Water Treatment Plants
1. Sewage Treatment Plant
Sewage treatment is the process of removing contaminants from municipal wastewater, containing mainly household sewage plus some industrial wastewater. Physical, chemical, and biological processes are used to remove contaminants and produce treated wastewater (or treated effluent) that is safe enough for release into the environment. A by-product of sewage treatment is a semi-solid waste or slurry, called sewage sludge. The sludge has to undergo further treatment before being suitable for disposal or application to land.

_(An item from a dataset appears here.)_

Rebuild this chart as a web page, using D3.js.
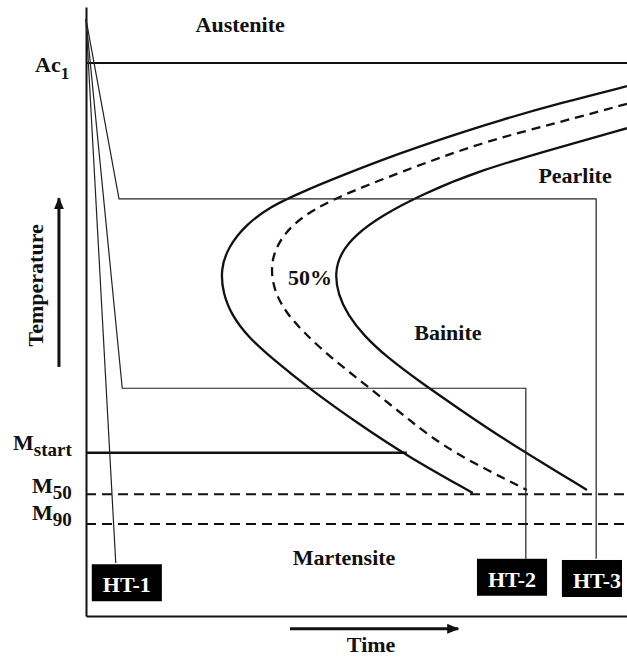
<!DOCTYPE html>
<html><head><meta charset="utf-8">
<script src="https://cdn.jsdelivr.net/npm/d3@7/dist/d3.min.js"></script>
<style>
body{margin:0;background:#fff}
text{font-family:"Liberation Serif","Times New Roman",serif;font-weight:bold;fill:#111}
</style>
</head><body>
<svg id="c" width="627" height="657"></svg>
<script>
// ---- data (time: 0-100 arbitrary units, temperature: 0-100 arbitrary units) ----
const levelNames = ["Ac", "M", "M", "M"];
const levelSubs  = ["1", "start", "50", "90"];
const levelTemps = [90.8, 26.8, 20.0, 15.1];
const levelEnds  = [100, 59.3, 100, 100];      // time where the line stops
const levelDashed = [false, false, true, true];

// transformation curves [time, temperature]
const curveStart = [[100,87.0],[87.6,84.2],[76.5,81.4],[67.3,78.8],[58.0,76.0],[46.9,72.2],[39.6,69.5],[34.0,67.2],[29.5,64.2],[26.3,60.6],[24.9,57.0],[25.3,53.0],[27.0,49.3],[30.0,45.8],[34.5,42.2],[41.5,37.2],[50.3,31.6],[59.3,26.3],[71.5,20.2]];
const curve50    = [[100,84.1],[87.6,81.1],[72.8,77.7],[58.2,72.9],[47.0,69.0],[40.5,66.0],[36.6,62.8],[34.6,59.5],[34.2,56.3],[35.0,53.0],[37.0,49.8],[40.2,46.6],[45.0,42.6],[52.5,37.4],[60.0,32.0],[67.3,27.0],[81.5,20.7]];
const curveEnd   = [[100,80.1],[87.6,77.0],[72.8,73.2],[62.0,69.2],[54.8,65.8],[49.8,62.6],[47.0,59.5],[46.0,56.3],[46.6,52.8],[48.4,49.4],[51.4,46.0],[55.5,42.6],[61.5,38.6],[68.5,34.3],[76.5,29.4],[92.6,20.7]];

// heat-treatment cooling paths
const htNames = ["HT-1", "HT-2", "HT-3"];
const htPaths = [
  [[0,98.0],[5.5,8.7]],
  [[0,98.0],[6.7,37.4],[81.3,37.4],[81.3,9.4]],
  [[0,98.0],[6.1,68.5],[94.3,68.5],[94.3,9.4]]
];
const htLabelPos = [[3.1,3.9],[74.3,4.8],[90.0,4.6]];

// region labels
const regionNames = ["Austenite", "Pearlite", "Bainite", "50%", "Martensite"];
const regionPos   = [[28.5,95.9],[90.4,71.1],[66.9,45.3],[41.4,54.4],[47.7,8.4]];

// ---- drawing ----
const W = 627, H = 657;
const svg = d3.select("#c");
const x = d3.scaleLinear().domain([0,100]).range([86,627]);
const y = d3.scaleLinear().domain([0,100]).range([616,7]);

const defs = svg.append("defs");
defs.append("marker").attr("id","arr").attr("viewBox","0 0 12 10")
  .attr("refX",11).attr("refY",5).attr("markerWidth",12).attr("markerHeight",10)
  .attr("markerUnits","userSpaceOnUse").attr("orient","auto")
  .append("path").attr("d","M0,0L12,5L0,10Z").attr("fill","#111");

// axes
svg.append("g").attr("transform",`translate(${x(0)},0)`)
  .call(d3.axisLeft(y).tickValues([]).tickSizeOuter(0));
svg.append("g").attr("transform",`translate(0,${y(0)})`)
  .call(d3.axisBottom(x).tickValues([]).tickSizeOuter(0));
svg.selectAll(".domain").attr("stroke","#111").attr("stroke-width",2);

// level lines
levelTemps.forEach((T,i)=>{
  svg.append("line")
    .attr("x1",x(0)).attr("x2",x(levelEnds[i]))
    .attr("y1",y(T)).attr("y2",y(T))
    .attr("stroke","#111")
    .attr("stroke-width", i===1 ? 2.5 : 2)
    .attr("stroke-dasharray", levelDashed[i] ? "10,6" : null);
});

// level labels
const levelDy = [9, -3, -1, -4];
const levelX  = [35, 13, 32, 32];
levelTemps.forEach((T,i)=>{
  const t = svg.append("text").attr("x",levelX[i]).attr("y",y(T)+levelDy[i]).attr("font-size",22);
  t.append("tspan").text(levelNames[i]);
  t.append("tspan").attr("dy", i===0?7:6).attr("font-size", i===0?17:19).text(levelSubs[i]);
});

// transformation curves
const smooth = d3.line().x(d=>x(d[0])).y(d=>y(d[1])).curve(d3.curveBasis);
[[curveStart,null],[curve50,"9,6"],[curveEnd,null]].forEach(([c,dash])=>{
  svg.append("path").attr("d",smooth(c)).attr("fill","none")
    .attr("stroke","#111").attr("stroke-width",2.3)
    .attr("stroke-dasharray",dash);
});

// cooling paths
const straight = d3.line().x(d=>x(d[0])).y(d=>y(d[1]));
htPaths.forEach(p=>{
  svg.append("path").attr("d",straight(p)).attr("fill","none")
    .attr("stroke","#222").attr("stroke-width",1.2);
});

// HT boxes
htNames.forEach((n,i)=>{
  const g = svg.append("g");
  const rect = g.append("rect").attr("fill","#000");
  const t = g.append("text").attr("x",x(htLabelPos[i][0])).attr("y",y(htLabelPos[i][1]))
    .attr("font-size",22).style("fill","#fff").text(n);
  const bb = t.node().getBBox();
  const left = bb.x - 11;
  const right = Math.min(bb.x + bb.width + 11, W - 5);
  const by = y(htLabelPos[i][1]);
  rect.attr("x",left).attr("width",right-left).attr("y",by-28).attr("height",37);
});

// region labels
regionNames.forEach((n,i)=>{
  svg.append("text").attr("x",x(regionPos[i][0])).attr("y",y(regionPos[i][1]))
    .attr("text-anchor","middle").attr("font-size",22).text(n);
});

// axis titles and arrows
svg.append("line").attr("x1",x(37.7)).attr("x2",x(68.8)).attr("y1",y(-2.1)).attr("y2",y(-2.1))
  .attr("stroke","#111").attr("stroke-width",3).attr("marker-end","url(#arr)");
svg.append("text").attr("x",x(52.7)).attr("y",y(-5.9)).attr("text-anchor","middle")
  .attr("font-size",22).text("Time");

svg.append("line").attr("x1",x(-5.0)).attr("x2",x(-5.0)).attr("y1",y(40.9)).attr("y2",y(68.6))
  .attr("stroke","#111").attr("stroke-width",3).attr("marker-end","url(#arr)");
svg.append("text").attr("transform",`translate(43,${y(54.3)}) rotate(-90)`)
  .attr("text-anchor","middle").attr("font-size",22).text("Temperature");
</script>
</body></html>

2. Effluent Treatment Plant
Effluent is an outflowing of water or gas to a natural body of water, from a structure such as a wastewater treatment plant, sewer pipe, or industrial outfall. Effluent, in engineering, is the stream exiting a chemical reactor. The treatment of effluents is essential to prevent pollution of the receiving water. The effluent water treatment plants are installed to reduce the possibility of pollution; biodegradable organics if left unsolved, the levels of contamination in the process of purification could damage bacterial treatment beds and lead to pollution of controlled waters.
3. RO Plant
Reverse osmosis (RO) is a water purification process that uses a partially permeable membrane to remove ions, unwanted molecules and larger particles from drinking water. In reverse osmosis, an applied pressure is used to overcome osmotic pressure, a colligative property that is driven by chemical potential differences of the solvent, a thermodynamic parameter. Reverse osmosis can remove many types of dissolved and suspended chemical species as well as biological ones (principally bacteria) from water, and is used in both industrial processes and the production of potable water. The result is that the solute is retained on the pressurized side of the membrane and the pure solvent is allowed to pass to the other side. To be "selective", this membrane should not allow large molecules or ions through the pores (holes), but should allow smaller components of the solution (such as solvent molecules, i.e., water, H2O) to pass freely.
4. Rain Water Harvesting
Rainwater harvesting (RWH) is the collection and storage of rain, rather than allowing it to run off. Rainwater is collected from a roof-like surface and redirected to a tank, cistern, deep pit (well, shaft, or borehole), aquifer or a reservoir with percolation. Dew and fog can also be collected with nets or other tools. Rainwater harvesting differs from storm water harvesting as the runoff is collected from roofs, rather than creeks, drains, roads or any other land surfaces. Its uses include watering gardens, livestock, irrigation, domestic use with proper treatment, and domestic heating. The harvested water can also be committed to longer-term storage or groundwater recharge. Rainwater harvesting is one of the simplest and oldest methods of self-supply of water for households, and residential and household scale projects usually financed by the user. However, larger systems for schools, hospitals and other facilities can run up costs only able to be financed by companies, organization and governmental units.